Copy out the listing that follows, exactly, without its pictures.

• • • • • • •

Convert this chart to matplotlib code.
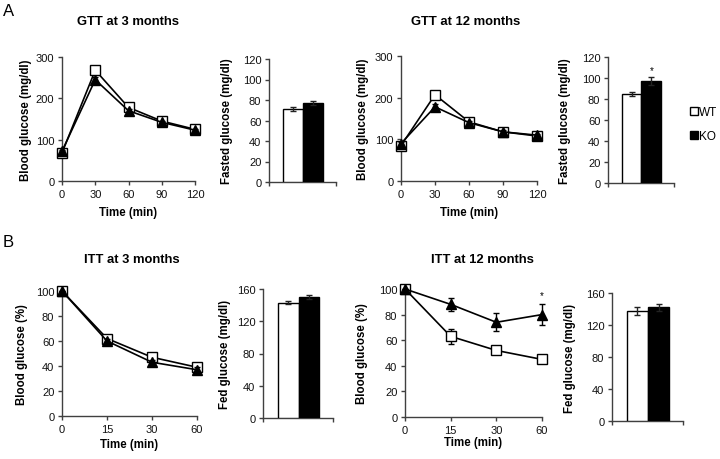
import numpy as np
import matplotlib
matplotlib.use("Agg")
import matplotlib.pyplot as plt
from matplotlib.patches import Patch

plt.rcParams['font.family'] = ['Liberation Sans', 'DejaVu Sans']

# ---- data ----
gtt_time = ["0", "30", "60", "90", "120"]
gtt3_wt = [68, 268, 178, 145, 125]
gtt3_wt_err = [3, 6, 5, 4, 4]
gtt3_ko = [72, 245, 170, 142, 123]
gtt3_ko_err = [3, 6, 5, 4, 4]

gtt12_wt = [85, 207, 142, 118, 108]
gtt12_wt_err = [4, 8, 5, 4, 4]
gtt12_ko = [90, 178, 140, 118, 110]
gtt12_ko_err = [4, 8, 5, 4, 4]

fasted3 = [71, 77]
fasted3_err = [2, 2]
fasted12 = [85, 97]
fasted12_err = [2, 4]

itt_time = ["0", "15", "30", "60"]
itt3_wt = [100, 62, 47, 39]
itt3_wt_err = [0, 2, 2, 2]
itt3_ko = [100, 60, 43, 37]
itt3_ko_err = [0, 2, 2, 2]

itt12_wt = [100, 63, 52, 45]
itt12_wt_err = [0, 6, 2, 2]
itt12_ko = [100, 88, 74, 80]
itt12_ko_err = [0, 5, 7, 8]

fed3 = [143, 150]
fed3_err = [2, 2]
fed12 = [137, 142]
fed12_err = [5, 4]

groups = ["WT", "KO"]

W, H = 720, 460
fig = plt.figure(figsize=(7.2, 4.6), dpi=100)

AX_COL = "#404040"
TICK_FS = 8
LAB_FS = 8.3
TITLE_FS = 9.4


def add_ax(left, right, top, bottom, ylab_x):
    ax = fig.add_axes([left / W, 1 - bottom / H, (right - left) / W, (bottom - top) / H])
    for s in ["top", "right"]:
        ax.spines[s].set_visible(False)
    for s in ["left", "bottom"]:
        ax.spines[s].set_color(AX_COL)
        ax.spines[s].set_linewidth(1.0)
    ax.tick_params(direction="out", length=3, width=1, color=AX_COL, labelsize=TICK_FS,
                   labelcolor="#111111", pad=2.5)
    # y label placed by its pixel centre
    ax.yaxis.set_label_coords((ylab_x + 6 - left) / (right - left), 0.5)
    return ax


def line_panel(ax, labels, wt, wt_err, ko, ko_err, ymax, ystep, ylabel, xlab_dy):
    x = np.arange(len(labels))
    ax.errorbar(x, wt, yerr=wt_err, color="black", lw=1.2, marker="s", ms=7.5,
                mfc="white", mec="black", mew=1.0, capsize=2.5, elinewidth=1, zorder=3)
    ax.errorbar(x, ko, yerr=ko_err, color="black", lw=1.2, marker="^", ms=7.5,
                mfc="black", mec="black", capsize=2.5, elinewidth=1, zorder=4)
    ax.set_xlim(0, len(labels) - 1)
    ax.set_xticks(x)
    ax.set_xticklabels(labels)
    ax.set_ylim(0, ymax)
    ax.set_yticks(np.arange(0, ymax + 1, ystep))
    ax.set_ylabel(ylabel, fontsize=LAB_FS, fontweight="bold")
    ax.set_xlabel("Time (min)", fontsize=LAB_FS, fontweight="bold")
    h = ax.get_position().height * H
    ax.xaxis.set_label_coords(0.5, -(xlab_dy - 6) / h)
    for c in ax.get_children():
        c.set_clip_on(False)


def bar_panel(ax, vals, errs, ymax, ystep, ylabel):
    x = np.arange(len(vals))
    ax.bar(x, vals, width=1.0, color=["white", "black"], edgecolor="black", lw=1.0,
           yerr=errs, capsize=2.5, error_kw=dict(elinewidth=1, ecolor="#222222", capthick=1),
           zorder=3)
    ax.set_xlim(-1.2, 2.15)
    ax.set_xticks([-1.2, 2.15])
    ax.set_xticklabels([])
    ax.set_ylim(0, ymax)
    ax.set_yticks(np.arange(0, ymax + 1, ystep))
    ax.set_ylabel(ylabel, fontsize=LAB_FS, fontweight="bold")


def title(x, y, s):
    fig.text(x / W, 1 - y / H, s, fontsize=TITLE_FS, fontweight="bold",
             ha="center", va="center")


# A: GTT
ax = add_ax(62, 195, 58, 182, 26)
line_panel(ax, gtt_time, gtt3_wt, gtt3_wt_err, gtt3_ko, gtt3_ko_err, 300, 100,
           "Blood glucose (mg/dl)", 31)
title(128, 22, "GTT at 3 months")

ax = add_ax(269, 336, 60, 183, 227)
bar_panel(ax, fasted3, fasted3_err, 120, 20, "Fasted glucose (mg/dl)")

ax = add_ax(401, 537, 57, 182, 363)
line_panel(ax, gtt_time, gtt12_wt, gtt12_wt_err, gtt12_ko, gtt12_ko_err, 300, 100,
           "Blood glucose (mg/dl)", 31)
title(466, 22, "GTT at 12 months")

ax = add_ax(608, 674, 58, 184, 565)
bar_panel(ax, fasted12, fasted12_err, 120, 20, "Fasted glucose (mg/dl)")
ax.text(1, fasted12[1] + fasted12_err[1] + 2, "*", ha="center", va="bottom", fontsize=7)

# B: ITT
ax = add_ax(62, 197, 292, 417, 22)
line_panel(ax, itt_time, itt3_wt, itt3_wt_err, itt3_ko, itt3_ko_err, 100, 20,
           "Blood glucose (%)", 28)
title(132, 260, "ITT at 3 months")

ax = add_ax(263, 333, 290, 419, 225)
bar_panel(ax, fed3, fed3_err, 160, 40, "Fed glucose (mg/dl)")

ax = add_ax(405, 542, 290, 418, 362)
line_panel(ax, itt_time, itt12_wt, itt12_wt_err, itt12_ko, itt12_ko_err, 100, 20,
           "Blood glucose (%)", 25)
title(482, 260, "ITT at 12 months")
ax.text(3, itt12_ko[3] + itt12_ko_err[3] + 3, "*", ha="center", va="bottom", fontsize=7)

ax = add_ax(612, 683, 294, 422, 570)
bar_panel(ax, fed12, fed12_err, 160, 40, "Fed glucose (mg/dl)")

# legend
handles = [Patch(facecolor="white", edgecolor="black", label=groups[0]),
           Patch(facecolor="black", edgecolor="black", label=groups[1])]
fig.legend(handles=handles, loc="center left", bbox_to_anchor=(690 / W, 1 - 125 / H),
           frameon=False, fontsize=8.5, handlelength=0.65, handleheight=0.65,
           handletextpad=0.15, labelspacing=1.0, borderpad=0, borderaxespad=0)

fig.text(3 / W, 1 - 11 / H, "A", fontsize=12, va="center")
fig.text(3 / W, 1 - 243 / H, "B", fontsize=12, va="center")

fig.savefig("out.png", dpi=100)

• • • • • • •

» Output
Convert this chart to matplotlib code.
import numpy as np
import matplotlib
matplotlib.use("Agg")
import matplotlib.pyplot as plt
from matplotlib.patches import Patch

plt.rcParams['font.family'] = ['Liberation Sans', 'DejaVu Sans']

# ---- data ----
gtt_time = ["0", "30", "60", "90", "120"]
gtt3_wt = [68, 268, 178, 145, 125]
gtt3_wt_err = [3, 6, 5, 4, 4]
gtt3_ko = [72, 245, 170, 142, 123]
gtt3_ko_err = [3, 6, 5, 4, 4]

gtt12_wt = [85, 207, 142, 118, 108]
gtt12_wt_err = [4, 8, 5, 4, 4]
gtt12_ko = [90, 178, 140, 118, 110]
gtt12_ko_err = [4, 8, 5, 4, 4]

fasted3 = [71, 77]
fasted3_err = [2, 2]
fasted12 = [85, 97]
fasted12_err = [2, 4]

itt_time = ["0", "15", "30", "60"]
itt3_wt = [100, 62, 47, 39]
itt3_wt_err = [0, 2, 2, 2]
itt3_ko = [100, 60, 43, 37]
itt3_ko_err = [0, 2, 2, 2]

itt12_wt = [100, 63, 52, 45]
itt12_wt_err = [0, 6, 2, 2]
itt12_ko = [100, 88, 74, 80]
itt12_ko_err = [0, 5, 7, 8]

fed3 = [143, 150]
fed3_err = [2, 2]
fed12 = [137, 142]
fed12_err = [5, 4]

groups = ["WT", "KO"]

W, H = 720, 460
fig = plt.figure(figsize=(7.2, 4.6), dpi=100)

AX_COL = "#404040"
TICK_FS = 8
LAB_FS = 8.3
TITLE_FS = 9.4


def add_ax(left, right, top, bottom, ylab_x):
    ax = fig.add_axes([left / W, 1 - bottom / H, (right - left) / W, (bottom - top) / H])
    for s in ["top", "right"]:
        ax.spines[s].set_visible(False)
    for s in ["left", "bottom"]:
        ax.spines[s].set_color(AX_COL)
        ax.spines[s].set_linewidth(1.0)
    ax.tick_params(direction="out", length=3, width=1, color=AX_COL, labelsize=TICK_FS,
                   labelcolor="#111111", pad=2.5)
    # y label placed by its pixel centre
    ax.yaxis.set_label_coords((ylab_x + 6 - left) / (right - left), 0.5)
    return ax


def line_panel(ax, labels, wt, wt_err, ko, ko_err, ymax, ystep, ylabel, xlab_dy):
    x = np.arange(len(labels))
    ax.errorbar(x, wt, yerr=wt_err, color="black", lw=1.2, marker="s", ms=7.5,
                mfc="white", mec="black", mew=1.0, capsize=2.5, elinewidth=1, zorder=3)
    ax.errorbar(x, ko, yerr=ko_err, color="black", lw=1.2, marker="^", ms=7.5,
                mfc="black", mec="black", capsize=2.5, elinewidth=1, zorder=4)
    ax.set_xlim(0, len(labels) - 1)
    ax.set_xticks(x)
    ax.set_xticklabels(labels)
    ax.set_ylim(0, ymax)
    ax.set_yticks(np.arange(0, ymax + 1, ystep))
    ax.set_ylabel(ylabel, fontsize=LAB_FS, fontweight="bold")
    ax.set_xlabel("Time (min)", fontsize=LAB_FS, fontweight="bold")
    h = ax.get_position().height * H
    ax.xaxis.set_label_coords(0.5, -(xlab_dy - 6) / h)
    for c in ax.get_children():
        c.set_clip_on(False)


def bar_panel(ax, vals, errs, ymax, ystep, ylabel):
    x = np.arange(len(vals))
    ax.bar(x, vals, width=1.0, color=["white", "black"], edgecolor="black", lw=1.0,
           yerr=errs, capsize=2.5, error_kw=dict(elinewidth=1, ecolor="#222222", capthick=1),
           zorder=3)
    ax.set_xlim(-1.2, 2.15)
    ax.set_xticks([-1.2, 2.15])
    ax.set_xticklabels([])
    ax.set_ylim(0, ymax)
    ax.set_yticks(np.arange(0, ymax + 1, ystep))
    ax.set_ylabel(ylabel, fontsize=LAB_FS, fontweight="bold")


def title(x, y, s):
    fig.text(x / W, 1 - y / H, s, fontsize=TITLE_FS, fontweight="bold",
             ha="center", va="center")


# A: GTT
ax = add_ax(62, 195, 58, 182, 26)
line_panel(ax, gtt_time, gtt3_wt, gtt3_wt_err, gtt3_ko, gtt3_ko_err, 300, 100,
           "Blood glucose (mg/dl)", 31)
title(128, 22, "GTT at 3 months")

ax = add_ax(269, 336, 60, 183, 227)
bar_panel(ax, fasted3, fasted3_err, 120, 20, "Fasted glucose (mg/dl)")

ax = add_ax(401, 537, 57, 182, 363)
line_panel(ax, gtt_time, gtt12_wt, gtt12_wt_err, gtt12_ko, gtt12_ko_err, 300, 100,
           "Blood glucose (mg/dl)", 31)
title(466, 22, "GTT at 12 months")

ax = add_ax(608, 674, 58, 184, 565)
bar_panel(ax, fasted12, fasted12_err, 120, 20, "Fasted glucose (mg/dl)")
ax.text(1, fasted12[1] + fasted12_err[1] + 2, "*", ha="center", va="bottom", fontsize=7)

# B: ITT
ax = add_ax(62, 197, 292, 417, 22)
line_panel(ax, itt_time, itt3_wt, itt3_wt_err, itt3_ko, itt3_ko_err, 100, 20,
           "Blood glucose (%)", 28)
title(132, 260, "ITT at 3 months")

ax = add_ax(263, 333, 290, 419, 225)
bar_panel(ax, fed3, fed3_err, 160, 40, "Fed glucose (mg/dl)")

ax = add_ax(405, 542, 290, 418, 362)
line_panel(ax, itt_time, itt12_wt, itt12_wt_err, itt12_ko, itt12_ko_err, 100, 20,
           "Blood glucose (%)", 25)
title(482, 260, "ITT at 12 months")
ax.text(3, itt12_ko[3] + itt12_ko_err[3] + 3, "*", ha="center", va="bottom", fontsize=7)

ax = add_ax(612, 683, 294, 422, 570)
bar_panel(ax, fed12, fed12_err, 160, 40, "Fed glucose (mg/dl)")

# legend
handles = [Patch(facecolor="white", edgecolor="black", label=groups[0]),
           Patch(facecolor="black", edgecolor="black", label=groups[1])]
fig.legend(handles=handles, loc="center left", bbox_to_anchor=(690 / W, 1 - 125 / H),
           frameon=False, fontsize=8.5, handlelength=0.65, handleheight=0.65,
           handletextpad=0.15, labelspacing=1.0, borderpad=0, borderaxespad=0)

fig.text(3 / W, 1 - 11 / H, "A", fontsize=12, va="center")
fig.text(3 / W, 1 - 243 / H, "B", fontsize=12, va="center")

fig.savefig("out.png", dpi=100)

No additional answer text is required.